BELUM SAMPAI TAPI KELEWATAN

[Generasi Manual VS Generasi Internet]

Bismillahirrahmanirrahim
Assalamu'alaikum Wr. Wb....

Jika kwalifikasi berikut ini bertumpuk dalam kehidupan anda maka itulah syurga dunia [kira-kira saja]: Sehat wal afiat, cantik, ganteng, kaya raya, berakhlaq baik, pintar, banyak teman dan meredeka zahir bathin. Saya tidak akan bertanya "apakah anda mau mendapatkan semua itu?" karena jawabannya sudah diketahui.

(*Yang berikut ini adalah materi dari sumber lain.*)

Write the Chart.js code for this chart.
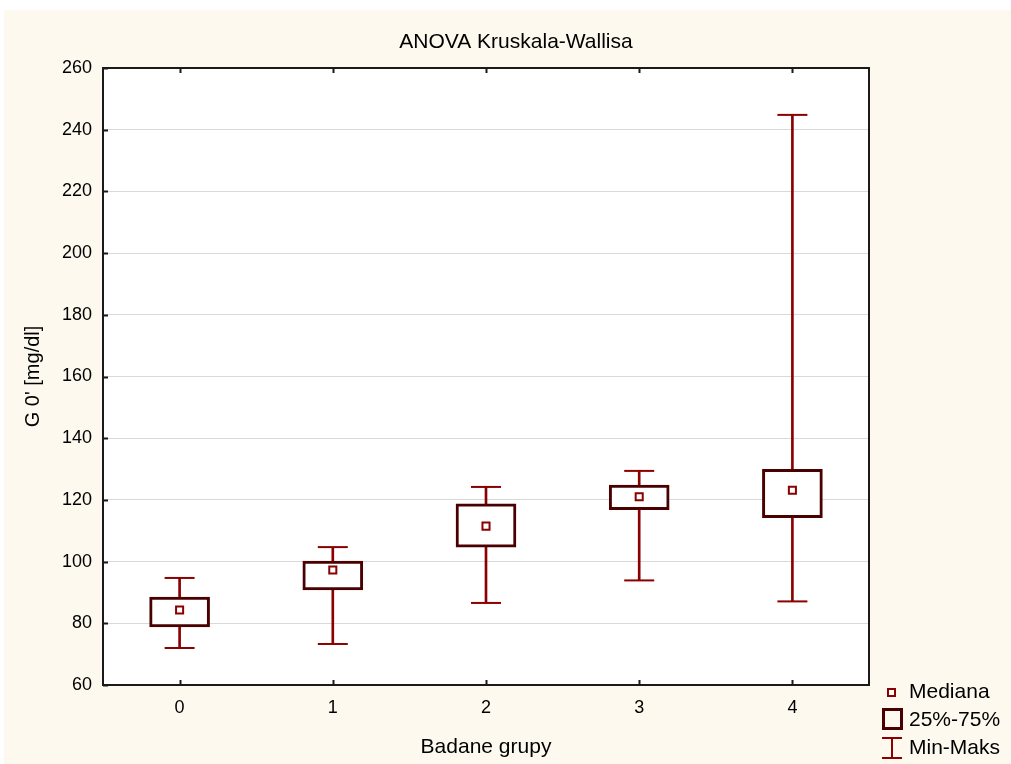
<!DOCTYPE html>
<html>
<head>
<meta charset="utf-8">
<script src="https://cdn.jsdelivr.net/npm/chart.js@4.4.1/dist/chart.umd.min.js"></script>
<style>
  html, body { margin: 0; padding: 0; background: #ffffff; }
  #wrap { width: 1011px; height: 764px; position: relative; }
</style>
</head>
<body>
<div id="wrap"><canvas id="boxChart" width="1011" height="764"></canvas></div>
<script>
// groups on the x axis
const groups = ['0', '1', '2', '3', '4'];
// box plot values (mg/dl)
const minVals = [72, 73.3, 86.6, 93.9, 87.1];
const q1Vals = [78.8, 90.8, 104.7, 116.8, 114.2];
const medianVals = [84.3, 97.3, 111.5, 121, 123.1];
const q3Vals = [88.5, 100.2, 118.7, 124.8, 129.9];
const maxVals = [94.7, 104.7, 124.2, 129.4, 244.8];
const yTicks = [60, 80, 100, 120, 140, 160, 180, 200, 220, 240, 260];

const whiskerColor = '#8b0000';
const boxColor = '#4a0000';
const fontFamily = '"Liberation Sans", Arial, sans-serif';

// background, title, frame and inward tick marks
const framePlugin = {
    id: 'frame',
    beforeDraw(chart) {
        const ctx = chart.ctx;
        const a = chart.chartArea;
        ctx.save();
        ctx.fillStyle = '#ffffff';
        ctx.fillRect(0, 0, chart.width, chart.height);
        ctx.fillStyle = '#fdf9ee';
        ctx.fillRect(4, 10, chart.width - 4, chart.height - 10);
        ctx.fillStyle = '#ffffff';
        ctx.fillRect(a.left, a.top, a.right - a.left, a.bottom - a.top);
        ctx.restore();
    },
    afterDraw(chart) {
        const ctx = chart.ctx;
        const a = chart.chartArea;
        const xs = chart.scales.x;
        const ys = chart.scales.y;
        ctx.save();
        ctx.strokeStyle = '#1a1a1a';
        ctx.lineWidth = 2;
        ctx.strokeRect(a.left, a.top, a.right - a.left, a.bottom - a.top);
        ctx.beginPath();
        groups.forEach((g, i) => {
            const x = Math.round(xs.getPixelForValue(i)) + 0.5;
            ctx.moveTo(x, a.bottom);
            ctx.lineTo(x, a.bottom - 5);
            ctx.moveTo(x, a.top);
            ctx.lineTo(x, a.top + 5);
        });
        yTicks.forEach(v => {
            const y = Math.round(ys.getPixelForValue(v)) + 0.5;
            ctx.moveTo(a.left, y);
            ctx.lineTo(a.left + 5, y);
        });
        ctx.stroke();

        ctx.font = '21px ' + fontFamily;
        ctx.fillStyle = '#000000';
        ctx.textAlign = 'center';
        ctx.textBaseline = 'middle';
        ctx.fillText('ANOVA Kruskala-Wallisa', 516, 42);
        ctx.restore();
    }
};

// legend with the three box plot symbols
const legendPlugin = {
    id: 'boxLegend',
    afterDraw(chart) {
        const ctx = chart.ctx;
        ctx.save();
        ctx.font = '21px ' + fontFamily;
        ctx.fillStyle = '#000000';
        ctx.textBaseline = 'middle';
        ctx.fillText('Mediana', 909, 692);
        ctx.fillText('25%-75%', 909, 720);
        ctx.fillText('Min-Maks', 909, 748);

        ctx.strokeStyle = whiskerColor;
        ctx.lineWidth = 2;
        ctx.fillStyle = '#ffffff';
        ctx.fillRect(888, 689, 7, 7);
        ctx.strokeRect(888, 689, 7, 7);

        ctx.strokeStyle = boxColor;
        ctx.lineWidth = 3;
        ctx.strokeRect(883.5, 709.5, 18, 19);

        ctx.strokeStyle = whiskerColor;
        ctx.lineWidth = 2;
        ctx.beginPath();
        ctx.moveTo(882, 738); ctx.lineTo(902, 738);
        ctx.moveTo(892, 738); ctx.lineTo(892, 758);
        ctx.moveTo(882, 758); ctx.lineTo(902, 758);
        ctx.stroke();
        ctx.restore();
    }
};

const pair = (a, b) => a.map((v, i) => [v, b[i]]);

const ctx = document.getElementById('boxChart').getContext('2d');
new Chart(ctx, {
    type: 'bar',
    data: {
        labels: groups,
        datasets: [{
            label: 'Min-Maks',
            data: pair(minVals, maxVals),
            backgroundColor: whiskerColor,
            barThickness: 2,
            grouped: false,
            order: 5
        }, {
            label: '25%-75%',
            data: pair(q1Vals, q3Vals),
            backgroundColor: '#ffffff',
            borderColor: boxColor,
            borderWidth: 3,
            borderSkipped: false,
            barThickness: 60,
            grouped: false,
            order: 4
        }, {
            type: 'line',
            label: 'Min',
            data: minVals,
            showLine: false,
            pointStyle: 'line',
            pointRadius: 15,
            borderColor: whiskerColor,
            borderWidth: 2,
            order: 3
        }, {
            type: 'line',
            label: 'Maks',
            data: maxVals,
            showLine: false,
            pointStyle: 'line',
            pointRadius: 15,
            borderColor: whiskerColor,
            borderWidth: 2,
            order: 2
        }, {
            type: 'line',
            label: 'Mediana',
            data: medianVals,
            showLine: false,
            pointStyle: 'rect',
            pointRadius: 5,
            borderColor: whiskerColor,
            backgroundColor: '#ffffff',
            borderWidth: 2,
            order: 1
        }]
    },
    options: {
        responsive: false,
        animation: false,
        layout: {
            padding: { left: 0, right: 142, top: 68, bottom: 0 }
        },
        plugins: {
            legend: { display: false },
            tooltip: { enabled: false },
            title: { display: false }
        },
        scales: {
            x: {
                grid: { display: false, drawTicks: false },
                border: { display: false },
                ticks: {
                    color: '#000000',
                    font: { family: fontFamily, size: 18 },
                    padding: 12
                },
                title: {
                    display: true,
                    text: 'Badane grupy',
                    color: '#000000',
                    font: { family: fontFamily, size: 21 },
                    padding: { top: 0, bottom: 4 }
                },
                afterFit(scale) { scale.height = 79; }
            },
            y: {
                min: 60,
                max: 260,
                afterBuildTicks(scale) {
                    scale.ticks = yTicks.map(v => ({ value: v }));
                },
                grid: { color: '#d9d9d9', lineWidth: 1, drawTicks: false },
                border: { display: false },
                ticks: {
                    color: '#000000',
                    font: { family: fontFamily, size: 18 },
                    padding: 11
                },
                title: {
                    display: true,
                    text: "G 0' [mg/dl]",
                    color: '#000000',
                    font: { family: fontFamily, size: 20 },
                    padding: { top: 21, bottom: 0 }
                },
                afterFit(scale) { scale.width = 103; }
            }
        }
    },
    plugins: [framePlugin, legendPlugin]
});
</script>
</body>
</html>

Yang saya tanyakan adalah: "mampukah kita menanggung resikonya, jika kita sudah mendapatkan semua itu?". Seorang pujangga mengatakan Sesungguhnya masa muda, kebebasan dan kekayaan adalah gerbang-gerbang kerusakan yang utama. Ternyata tarap gemah ripah loh jinawi itu cuma sekedar level paling rendah dari idealitas yang diimpikan manusia, setelah itu mereka akan lebih merindukan level lebih tinggi dan tentunya akan lebih sulit dan rumit. Sebuah gunung emas hanya akan melahirkan keinginan untuk mendapatkan gunung emas yang lainnya. Begitu Sabda Rasulullah.

Saya coba seruputkan dua cuplikan sejarah dari dua zaman yang berbeda sekaligus dua peradaban yang kontras. Satu tentang Abu Syuja dan yang kedua tentang Elizabeth Gilbert.

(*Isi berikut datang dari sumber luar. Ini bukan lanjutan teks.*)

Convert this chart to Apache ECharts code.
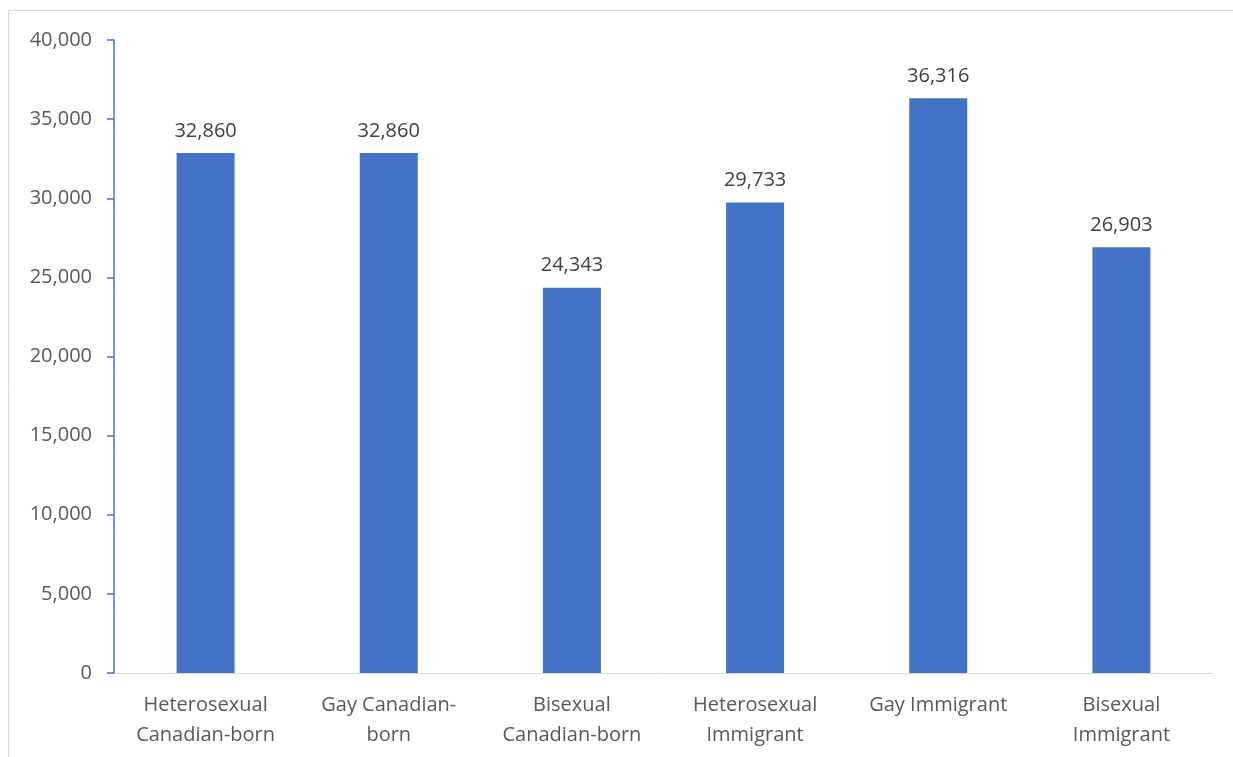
<!DOCTYPE html>
<html lang="en">

<head>
    <meta charset="UTF-8">
    <title>Chart</title>
    <style>
        html, body { margin: 0; padding: 0; background: #fff; }
        #bar { width: 1233px; height: 757px; }
    </style>
    <script src="https://cdn.jsdelivr.net/npm/echarts@6/dist/echarts.min.js"></script>
</head>

<body>
    <div id="bar"></div>
    <script>
        var categories = [
            'Heterosexual\nCanadian-born',
            'Gay Canadian-\nborn',
            'Bisexual\nCanadian-born',
            'Heterosexual\nImmigrant',
            'Gay Immigrant',
            'Bisexual\nImmigrant'
        ];
        var values = [32860, 32860, 24343, 29733, 36316, 26903];
        var yTicks = { min: 0, max: 40000, interval: 5000 };

        var font = '"Open Sans", "Noto Sans", sans-serif';

        echarts.init(document.getElementById('bar')).setOption({
            animation: false,
            graphic: [{
                type: 'rect',
                shape: { x: 8.5, y: 10.5, width: 1400, height: 900 },
                style: { fill: 'none', stroke: '#d9d9d9', lineWidth: 1 },
                silent: true
            }],
            grid: {
                left: 114,
                right: 20,
                top: 40,
                bottom: 84
            },
            xAxis: {
                type: 'category',
                data: categories,
                axisTick: { show: false },
                axisLine: {
                    show: true,
                    lineStyle: { color: '#d9d9d9', width: 1 }
                },
                axisLabel: {
                    color: '#595959',
                    fontSize: 20,
                    fontFamily: font,
                    lineHeight: 30,
                    margin: 17,
                    interval: 0
                }
            },
            yAxis: {
                type: 'value',
                min: yTicks.min,
                max: yTicks.max,
                interval: yTicks.interval,
                axisLine: {
                    show: true,
                    lineStyle: { color: '#4472C4', width: 1.5 }
                },
                axisTick: {
                    show: true,
                    length: 7,
                    lineStyle: { color: '#4472C4', width: 1.5 }
                },
                splitLine: { show: false },
                axisLabel: {
                    color: '#595959',
                    fontSize: 20,
                    fontFamily: font,
                    margin: 22,
                    formatter: function (v) { return v.toLocaleString('en-US'); }
                }
            },
            series: [{
                type: 'bar',
                data: values,
                barWidth: 58,
                itemStyle: { color: '#4472C4' },
                label: {
                    show: true,
                    position: 'top',
                    distance: 12,
                    color: '#404040',
                    fontSize: 20,
                    fontFamily: font,
                    formatter: function (p) { return p.value.toLocaleString('en-US'); }
                }
            }]
        });
    </script>
</body>

</html>
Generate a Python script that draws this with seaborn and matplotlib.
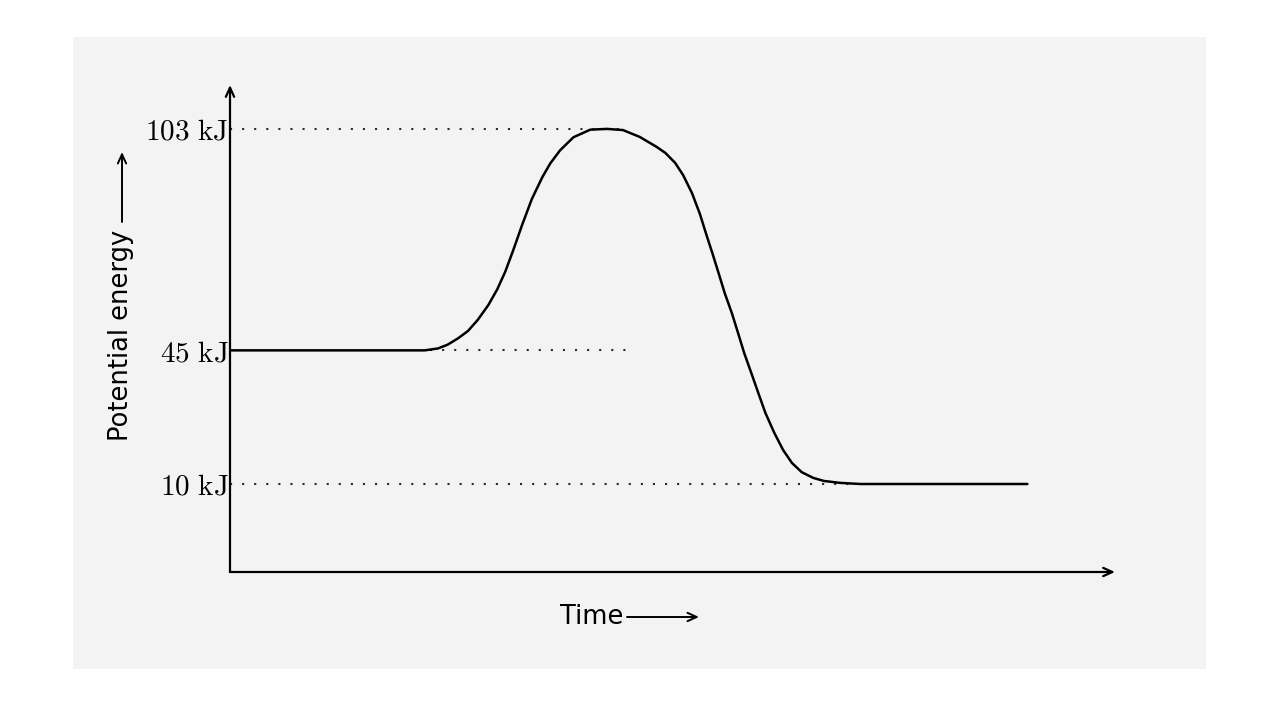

Abu Syuja dilahirkan di Bashrah 433 H/1042 M dan wafat Di Madinah 593 H/1166 M. Beliau diriwayatkan memiliki postur kuat, sangat tampan, berilmu dan sangat bijaksana sehingga diangkat menjadi menteri, kadi dan bendahara pada dinasti bani Saljuk tahun 447H/1455M. Kehebatannya tercermin pada juklukan yang beliau terima "Syihabuddunya waddin (bintang dunia dan agama)". Tak pernah keluar rumah sebelum shalat sunnah dan membaca al-Qur’an sedapat mungkin. Sebelum matahari tenggelam sedekahnya untuk hari itu sudah harus terbagi kepada para miskin dan papa. Kisah akhir dari hidup beliau adalah sebuah keputusan heroik yaitu menyedekahkan semua hartanya dan sisanya dibawa serta bersama keluarganya ke Madinah Al-Munawwarah untuk menikmati pengabdian menjadi tukang bersih-bersih di Masjid Nabawy. saat itu beliau berusia 48 tahun dan meninggal pada usia 160-an tahun dalam keadaan tubuh masih segar bugar, tak satu gigipun rontok dan tak seurat rambutpun beruban. Jangan dilupakan karya menumental beliau yang mengisi setiap khazanah perpustakaan kaum muslimin sampai saat ini, sebuah kitab fikih Al-Ghayatu wa At-Taqriib. Yang kalau diterjemahkan judul kitab ini menjadi tujuan akhir dan cara menggapainya.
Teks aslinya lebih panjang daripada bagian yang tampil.